Earlier in the day, Rotunno challenged the allegations of the two primary witnesses in the case — Jessica Mann and Miriam Haley — highlighting affectionate emails they sent the producer after the alleged assaults. She argued that the women had willingly engaged in sex with Weinstein because they thought he would help their careers, and accused the prosecutors of using the women in an overzealous effort to imprison Weinstein.
The prosecution is expected to give its closing statement on Friday, before jurors begin deliberating next week.
On Thursday afternoon, Rotunno turned her attention to Sciorra, who claims Weinstein raped her in late 1993 or early 1994, and three supporting witnesses, whose claims have been used to establish a pattern of sexual assault.
Rotunno noted that Sciorra came off as “tough and smart” on the stand, and questioned why such a woman would allow Weinstein into her apartment if she didn’t want him there.
“She’s not a naive dumb women… you saw her,” Rotunno argued. “Annabella is not a shrinking violet.”
She also challenged Sciorra’s account that she had become addicted to alcohol and valium. “It’s insane,” she said. “It’s absolutely preposterous.”
Rotunno also questioned the credibility of Dawn Dunning, who testified that Weinstein groped her during a business meeting.
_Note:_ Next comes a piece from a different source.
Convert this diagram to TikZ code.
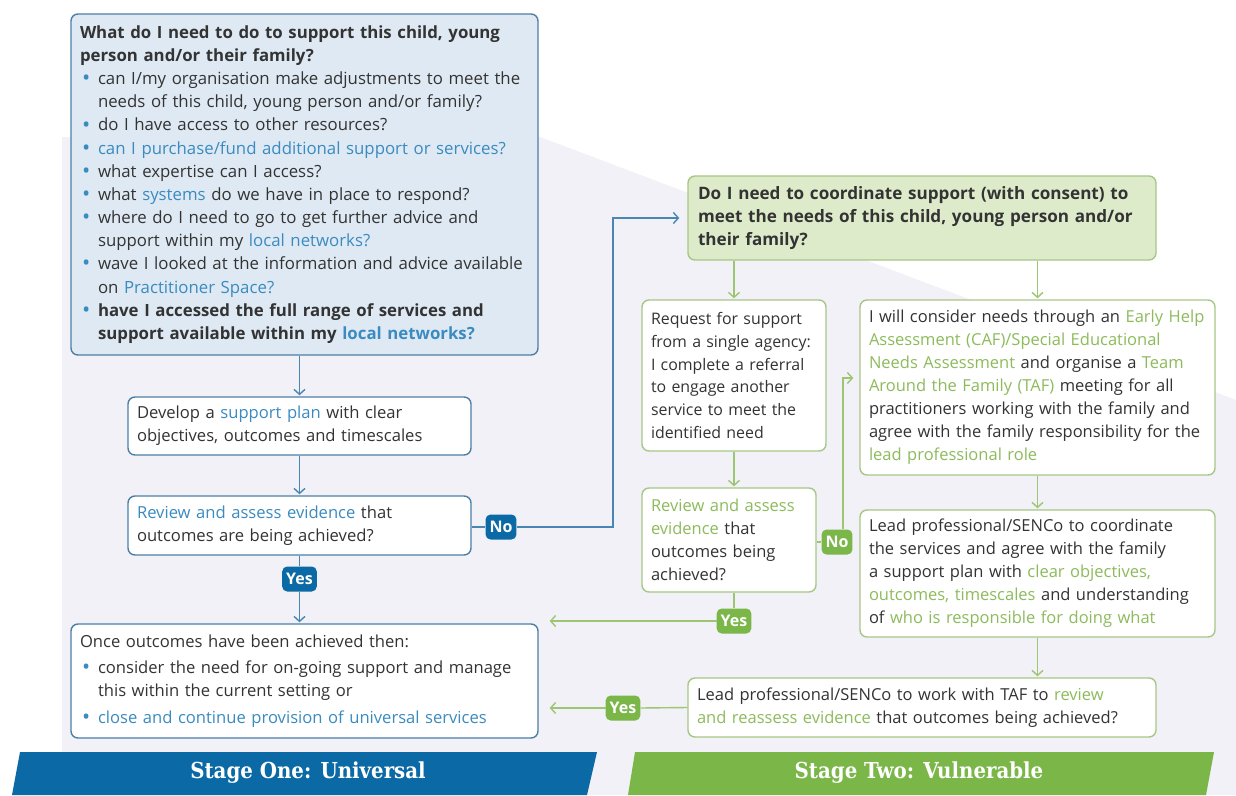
\documentclass[tikz,border=0pt]{standalone}
\usepackage{fontspec}
\usepackage{graphicx}
\setmainfont{Open Sans}
\newfontfamily\bannerfont{DejaVu Serif Condensed}
\usetikzlibrary{arrows.meta,calc}
\definecolor{bblue}{HTML}{3A8BC0}
\definecolor{bline}{HTML}{4A86B4}
\definecolor{bdark}{HTML}{0B6AA5}
\definecolor{bfill}{HTML}{DEE9F3}
\definecolor{bborder}{HTML}{4D7FA6}
\definecolor{gtext}{HTML}{8DBB5C}
\definecolor{gline}{HTML}{9DC673}
\definecolor{gdark}{HTML}{7AB648}
\definecolor{gfill}{HTML}{DDEBCB}
\definecolor{gborder}{HTML}{A7C784}
\definecolor{txt}{HTML}{333333}
\definecolor{lav}{HTML}{F1F1F7}
\newcommand\btx[1]{\textcolor{bblue}{#1}}
\newcommand\gtx[1]{\textcolor{gtext}{#1}}
\newcommand\ftQ{\fontsize{16.8}{23.15}\selectfont}
\newcommand\ftA{\fontsize{16.6}{23.15}\selectfont}
\newcommand\ftB{\fontsize{16.5}{23}\selectfont}
\newcommand\ftR{\fontsize{15.9}{22.8}\selectfont}
\newcommand\ftG{\fontsize{17.1}{23}\selectfont}
\newcommand\bulitem{\par\noindent\hangindent=18pt\hangafter=1\hspace*{2pt}\makebox[16pt][l]{\textcolor{bblue}{\raisebox{-0.12ex}{\scalebox{1.3}{\textbullet}}}}}
\tikzset{
  box/.style={draw, rounded corners=7pt, line width=1.4pt, fill=white, align=left,
    inner xsep=9pt, inner ysep=0pt, text=txt, anchor=center},
  bluebox/.style={box, draw=bborder},
  greenbox/.style={box, draw=gborder},
  lab/.style={rounded corners=5pt, text=white, font=\fontsize{16}{16}\selectfont\bfseries,
    inner xsep=4pt, inner ysep=2pt, minimum height=25pt},
  blab/.style={lab, fill=bdark},
  glab/.style={lab, fill=gdark},
  bcon/.style={draw=bline, line width=1.4pt},
  gcon/.style={draw=gline, line width=1.4pt},
  barr/.style={bcon, -{Straight Barb[length=5pt,width=11pt]}, shorten >=1pt},
  garr/.style={gcon, -{Straight Barb[length=5pt,width=11pt]}, shorten >=1pt},
  bannertext/.style={text=white, font=\bannerfont\bfseries\fontsize{22}{22}\selectfont}
}
\begin{document}
\begin{tikzpicture}[x=1pt,y=-1pt]
\useasboundingbox (0,0) rectangle (1236,795);
\fill[white] (0,0) rectangle (1236,795);
\fill[lav] (62,795) -- (62,137) -- (540,137) -- (1236,400) -- (1236,795) -- cycle;

% banners
\fill[bdark] (20,752) -- (597,752) -- (587,795) -- (12,795) -- cycle;
\fill[gdark] (635,752) -- (1214,752) -- (1206,795) -- (628,795) -- cycle;
\node[bannertext] (s1) at (308,773) {Stage One: Universal};
\node[bannertext] (s2) at (919,773) {Stage Two: Vulnerable};

% stage one boxes
\node[bluebox, fill=bfill, text width=449pt, minimum height=341pt, font=\ftQ] (Q1) at (304.5,184.5) {%
\textbf{What do I need to do to support this child, young\newline person and/or their family?}
\bulitem can I/my organisation make adjustments to meet the\newline needs of this child, young person and/or family?
\bulitem do I have access to other resources?
\bulitem \btx{can I purchase/fund additional support or services?}
\bulitem what expertise can I access?
\bulitem what \btx{systems} do we have in place to respond?
\bulitem where do I need to go to get further advice and\newline support within my \btx{local networks?}
\bulitem wave I looked at the information and advice available\newline on \btx{Practitioner Space?}
\bulitem \textbf{have I accessed the full range of services and\newline support available within my \btx{local networks?}}\par};

\node[bluebox, text width=325pt, minimum height=58pt, font=\ftA] (Dev) at (299.5,426) {%
Develop a \btx{support plan} with clear\\ objectives, outcomes and timescales};

\node[bluebox, text width=325pt, minimum height=59pt, font=\ftA] (Rev) at (299.5,525.5) {%
\btx{Review and assess evidence} that\\ outcomes are being achieved?};

\node[bluebox, text width=449pt, minimum height=114pt, font=\ftA] (Out) at (304.5,681) {%
\setlength{\parskip}{3pt}Once outcomes have been achieved then:
\bulitem consider the need for on-going support and manage\newline this within the current setting or
\bulitem \btx{close and continue provision of universal services}\par};

% stage two boxes
\node[greenbox, fill=gfill, inner xsep=10pt, text width=448pt, minimum height=84pt, font=\ftG] (Q2) at (922,218) {%
\textbf{Do I need to coordinate support (with consent) to\\ meet the needs of this child, young person and/or\\ their family?}};

\node[greenbox, text width=166pt, minimum height=151pt, font=\ftR] (Req) at (734,375.5) {%
Request for support\\ from a single agency:\\ I complete a referral\\ to engage another\\ service to meet the\\ identified need};

\node[greenbox, text width=337pt, minimum height=175pt, font=\ftB] (Iw) at (1037.5,387.5) {%
I will consider needs through an \gtx{Early Help}\\ \gtx{Assessment (CAF)/Special Educational}\\ \gtx{Needs Assessment} and organise a \gtx{Team}\\ \gtx{Around the Family (TAF)} meeting for all\\ practitioners working with the family and\\ agree with the family responsibility for the\\ \gtx{lead professional role}};

\node[greenbox, text width=156pt, minimum height=104pt, font=\ftB] (Rev2) at (729,540) {%
\gtx{Review and assess}\\ \gtx{evidence} that\\ outcomes being\\ achieved?};

\node[greenbox, text width=337pt, minimum height=127pt, font=\ftB] (Lead) at (1037.5,573.5) {%
Lead professional/SENCo to coordinate\\ the services and agree with the family\\ a support plan with \gtx{clear objectives,}\\ \gtx{outcomes, timescales} and understanding\\ of \gtx{who is responsible for doing what}};

\node[greenbox, text width=450pt, minimum height=59pt, font=\ftB] (TAF) at (922,707.5) {%
Lead professional/SENCo to work with TAF to \gtx{review}\\ \gtx{and reassess evidence} that outcomes being achieved?};

% labels
\node[blab] (yes1) at (299.5,579) {Yes};
\node[blab] (no1) at (501,527) {No};
\node[glab] (yes2) at (734,621) {Yes};
\node[glab] (no2) at (837,542) {No};
\node[glab] (yes3) at (623,708) {Yes};

% connectors stage one
\draw[barr] (Q1.south -| Dev.north) -- (Dev.north);
\draw[barr] (Dev.south) -- (Rev.north);
\draw[bcon] (Rev.south) -- (yes1.north);
\draw[barr] (yes1.south) -- (Out.north -| yes1.south);
\draw[bcon] (no1 -| Rev.east) -- (no1.west);
\coordinate (nx) at (613,527);
\draw[barr, shorten >=8pt] (no1.east) -- (nx) |- (Q2.west);

% connectors stage two
\draw[garr] (Q2.south -| Req.north) -- (Req.north);
\draw[garr] (Q2.south -| Iw.north) -- (Iw.north);
\draw[garr] (Req.south) -- (Req.south |- Rev2.north);
\draw[gcon] (Req.south |- Rev2.south) -- (yes2.north);
\draw[garr, shorten >=11pt] (yes2.west) -- (yes2 -| Out.east);
\draw[gcon] (no2 -| Rev2.east) -- (no2.west);
\coordinate (ny) at (843,378);
\draw[garr, shorten >=6pt] (no2.north -| ny) -- (ny) -- (ny -| Iw.west);
\draw[garr] (Iw.south) -- (Lead.north);
\draw[garr] (Lead.south) -- (Lead.south |- TAF.north);
\draw[gcon] (TAF.west) -- (yes3.east);
\draw[garr, shorten >=11pt] (yes3.west) -- (yes3 -| Out.east);
\end{tikzpicture}
\end{document}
She noted that Dunning did not make that allegation in interviews in 2017, in which she spoke only of a second meeting, in which she alleges that Weinstein offered her three movie roles if she would have a threesome with him and his assistant.
“And then in this trial, she goes, ‘Wait wait, I forgot about the time he threw his finger in my vagina,'” Rotunno said.
She argued that Tarale Wulff, who accused Weinstein of raping her and of masturbating in front of her in 2005, has hired a civil attorney and is likely to sue. Wulff’s attorney, Douglas Wigdor, has previously said that Wulff cannot sue due to the statute of limitations.
Lastly, she challenged the accusation of Lauren Young, who alleges that Weinstein and another woman, Claudia Salinas, lured her into a hotel room in 2013. Young alleged that Salinas shut the bathroom door behind her, and that Weinstein then sexually assaulted her.
Salinas testified that the incident did not happen. “Claudia came in and she was credible and she was reliable,” Rotunno argued. “She told you she never pushed someone into the bathroom.”
Summing up, Rotunno noted that the prosecution did not call several eye-witnesses — including Salinas and two of Mann’s friends who gave testimony helpful to the defense — because “they wanted to win so bad.” She noted that the D.A.’s office did not call any police witnesses. She argued the office is facing “the pressure to win this case in this climate in this city,” before the prosecution objected and the judge cut her off.
“This is not some rubber-stamp media version of events… or the court of public opinion,” Rotunno said. “This is a criminal trial and in a criminal trial, proof matters.”
On the way out of the courthouse, Weinstein was asked what he thought of Rotunno’s argument.
“I loved it. It was ‘The Queen’s Speech,'” he said, in an apparent reference to “The King’s Speech,” the 2010 Weinstein Co. film that won the Oscar for best picture. “It was better,” he said.